**Source material:**
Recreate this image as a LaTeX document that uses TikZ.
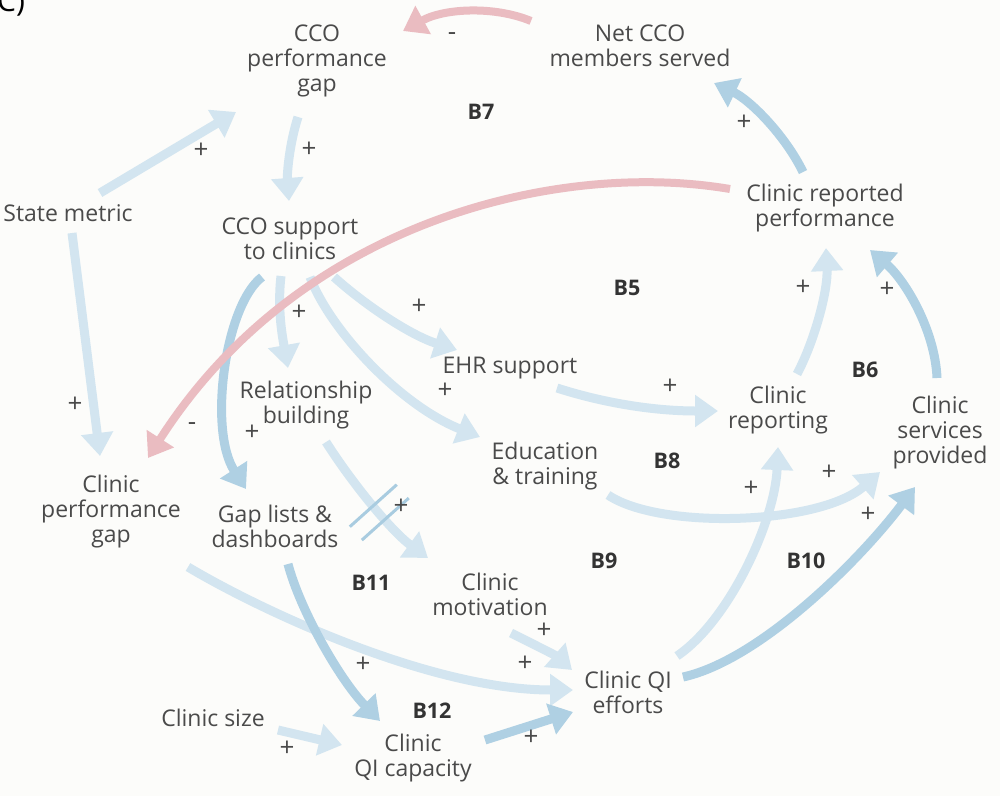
\documentclass[tikz,border=0pt]{standalone}
\usepackage{fontspec}
\setmainfont{Open Sans}
\usetikzlibrary{arrows.meta,calc}
\definecolor{lb}{HTML}{D3E5F0}
\definecolor{mb}{HTML}{AFD0E3}
\definecolor{pk}{HTML}{EABCC1}
\definecolor{hashc}{HTML}{A9CCE0}
\definecolor{txt}{HTML}{4A4A4A}
\definecolor{bgc}{HTML}{FCFCFA}
\begin{document}
\begin{tikzpicture}[x=1pt,y=-1pt,
  lbl/.style={text=txt, font=\fontsize{23}{25}\selectfont, align=center, inner sep=0pt},
  looplbl/.style={text=black!80, font=\fontsize{21.5}{25}\selectfont\bfseries, inner sep=0pt},
  sgn/.style={text=txt, font=\fontsize{26}{25}\selectfont, inner sep=0pt, text height=1.5ex, text depth=0pt},
  conn/.style={line width=9pt, -{Triangle[width=31pt,length=23pt]}},
  lite/.style={conn, draw=lb},
  midc/.style={conn, draw=mb},
  neg/.style={conn, draw=pk, line width=8pt},
  hashbox/.style={sloped, inner sep=0pt, minimum width=9pt, minimum height=54pt}]
\useasboundingbox (0,0) rectangle (1000,796);
\clip (0,0) rectangle (1000,796);
\fill[bgc] (0,0) rectangle (1000,796);
\node[anchor=base west, inner sep=0pt, font=\fontsize{30}{30}\selectfont] (panel) at (-3,11) {C)};

% variables
\node[lbl] (CCOgap) at (317,61) {CCO\\performance\\gap};
\node[lbl] (NetCCO) at (640,46) {Net CCO\\members served};
\node[lbl] (State) at (68,213) {State metric};
\node[lbl] (CCOsup) at (290,239) {CCO support\\to clinics};
\node[lbl] (CRP) at (825,208) {Clinic reported\\performance};
\node[lbl] (Rel) at (306,405) {Relationship\\building};
\node[lbl] (EHR) at (510,368) {EHR support};
\node[lbl] (Edu) at (545,466) {Education\\\& training};
\node[lbl] (CRep) at (778,410) {Clinic\\reporting};
\node[lbl] (Serv) at (940,433) {Clinic\\services\\provided};
\node[lbl] (CPG) at (111,512) {Clinic\\performance\\gap};
\node[lbl] (Gap) at (275,526) {Gap lists \&\\dashboards};
\node[lbl] (Mot) at (490,594) {Clinic\\motivation};
\node[lbl] (QIe) at (628,692) {Clinic QI\\efforts};
\node[lbl] (Size) at (213,718) {Clinic size};
\node[lbl] (QIc) at (413,758) {Clinic\\QI capacity};

% loop labels
\node[looplbl] (B7) at (481,112) {B7};
\node[looplbl] (B5) at (627,288) {B5};
\node[looplbl] (B6) at (865,370) {B6};
\node[looplbl] (B8) at (667,461) {B8};
\node[looplbl] (B9) at (604,561) {B9};
\node[looplbl] (B10) at (806,561) {B10};
\node[looplbl] (B11) at (371,583) {B11};
\node[looplbl] (B12) at (432,711) {B12};

% light blue links
\draw[lite] ([shift={(32,-20)}]State.center) -- ([shift={(-81,51)}]CCOgap.center);
\draw[lite] ([shift={(-19,56)}]CCOgap.center) .. controls (289,145) and (287,175) .. ([shift={(-1,-38)}]CCOsup.center);
\draw[lite] ([shift={(4,20)}]State.center) -- ([shift={(-11,-56)}]CPG.center);
\draw[lite] ([shift={(-9,37)}]CCOsup.center) .. controls (277,310) and (283,340) .. ([shift={(-18,-37)}]Rel.center);
\draw[lite] ([shift={(44,38)}]CCOsup.center) .. controls (365,305) and (410,335) .. ([shift={(-53,-18)}]EHR.center);
\draw[lite] ([shift={(20,38)}]CCOsup.center) .. controls (330,330) and (400,405) .. ([shift={(-65,-29)}]Edu.center);
\draw[lite] ([shift={(20,37)}]Rel.center) .. controls (350,480) and (390,530) .. ([shift={(-62,-36)}]Mot.center)
  node[hashbox, pos=0.57] (delay) {};
\draw[hashc, line width=3pt] (delay.north west) -- (delay.south west) (delay.north east) -- (delay.south east);
\draw[lite] ([shift={(47,20)}]EHR.center) .. controls (610,405) and (660,411) .. ([shift={(-60,1)}]CRep.center);
\draw[lite] ([shift={(19,-36)}]CRep.center) .. controls (815,340) and (828,290) .. ([shift={(1,40)}]CRP.center);
\draw[lite] ([shift={(63,29)}]Edu.center) .. controls (660,530) and (820,525) .. ([shift={(-60,39)}]Serv.center);
\draw[lite] ([shift={(49,-36)}]QIe.center) .. controls (730,620) and (775,520) .. ([shift={(0,37)}]CRep.center);
\draw[lite] ([shift={(77,55)}]CPG.center) .. controls (260,610) and (430,690) .. ([shift={(-55,-2)}]QIe.center);
\draw[lite] ([shift={(21,39)}]Mot.center) .. controls (535,645) and (555,655) .. ([shift={(-56,-22)}]QIe.center);
\draw[lite] ([shift={(65,12)}]Size.center) -- ([shift={(-71,-13)}]QIc.center);

% medium blue links
\draw[midc] ([shift={(-22,-36)}]CRP.center) .. controls (785,135) and (750,100) .. ([shift={(74,37)}]NetCCO.center);
\draw[midc] ([shift={(-28,38)}]CCOsup.center) .. controls (225,305) and (208,430) .. ([shift={(-29,-37)}]Gap.center);
\draw[midc] ([shift={(-3,-55)}]Serv.center) .. controls (935,330) and (905,280) .. ([shift={(45,42)}]CRP.center);
\draw[midc] ([shift={(55,-15)}]QIe.center) .. controls (760,660) and (860,560) .. ([shift={(-25,54)}]Serv.center);
\draw[midc] ([shift={(13,38)}]Gap.center) .. controls (300,610) and (340,680) .. ([shift={(-33,-37)}]QIc.center);
\draw[midc] ([shift={(72,-18)}]QIc.center) -- ([shift={(-55,20)}]QIe.center);

% negative links
\draw[neg] ([shift={(-109,-25)}]NetCCO.center) .. controls (495,6) and (445,8) .. ([shift={(86,-30)}]CCOgap.center);
\draw[neg] ([shift={(-95,-19)}]CRP.center) .. controls (560,160) and (300,220) .. ([shift={(37,-54)}]CPG.center);

% polarity signs
\node[sgn] (s1) at (452,36) {-};
\node[sgn] (s2) at (201,154) {+};
\node[sgn] (s3) at (309,153) {+};
\node[sgn] (s4) at (744,126) {+};
\node[sgn] (s5) at (299,316) {+};
\node[sgn] (s6) at (419,310) {+};
\node[sgn] (s7) at (445,394) {+};
\node[sgn] (s8) at (75,408) {+};
\node[sgn] (s9) at (192,426) {-};
\node[sgn] (s10) at (252,436) {+};
\node[sgn] (s11) at (401,510) {+};
\node[sgn] (s12) at (670,390) {+};
\node[sgn] (s13) at (803,291) {+};
\node[sgn] (s14) at (887,293) {+};
\node[sgn] (s15) at (829,476) {+};
\node[sgn] (s16) at (751,492) {+};
\node[sgn] (s17) at (868,518) {+};
\node[sgn] (s18) at (544,634) {+};
\node[sgn] (s19) at (525,667) {+};
\node[sgn] (s20) at (531,741) {+};
\node[sgn] (s21) at (363,668) {+};
\node[sgn] (s22) at (287,752) {+};
\end{tikzpicture}
\end{document}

**Task prompt:**
From the top of the listing above, repeat each line exactly until you reach the line containing "(panel) at (-3,11)", and repeat that one too. Leave the pictures out.

**Response to the task:**
Recreate this image as a LaTeX document that uses TikZ.
\documentclass[tikz,border=0pt]{standalone}
\usepackage{fontspec}
\setmainfont{Open Sans}
\usetikzlibrary{arrows.meta,calc}
\definecolor{lb}{HTML}{D3E5F0}
\definecolor{mb}{HTML}{AFD0E3}
\definecolor{pk}{HTML}{EABCC1}
\definecolor{hashc}{HTML}{A9CCE0}
\definecolor{txt}{HTML}{4A4A4A}
\definecolor{bgc}{HTML}{FCFCFA}
\begin{document}
\begin{tikzpicture}[x=1pt,y=-1pt,
  lbl/.style={text=txt, font=\fontsize{23}{25}\selectfont, align=center, inner sep=0pt},
  looplbl/.style={text=black!80, font=\fontsize{21.5}{25}\selectfont\bfseries, inner sep=0pt},
  sgn/.style={text=txt, font=\fontsize{26}{25}\selectfont, inner sep=0pt, text height=1.5ex, text depth=0pt},
  conn/.style={line width=9pt, -{Triangle[width=31pt,length=23pt]}},
  lite/.style={conn, draw=lb},
  midc/.style={conn, draw=mb},
  neg/.style={conn, draw=pk, line width=8pt},
  hashbox/.style={sloped, inner sep=0pt, minimum width=9pt, minimum height=54pt}]
\useasboundingbox (0,0) rectangle (1000,796);
\clip (0,0) rectangle (1000,796);
\fill[bgc] (0,0) rectangle (1000,796);
\node[anchor=base west, inner sep=0pt, font=\fontsize{30}{30}\selectfont] (panel) at (-3,11) {C)};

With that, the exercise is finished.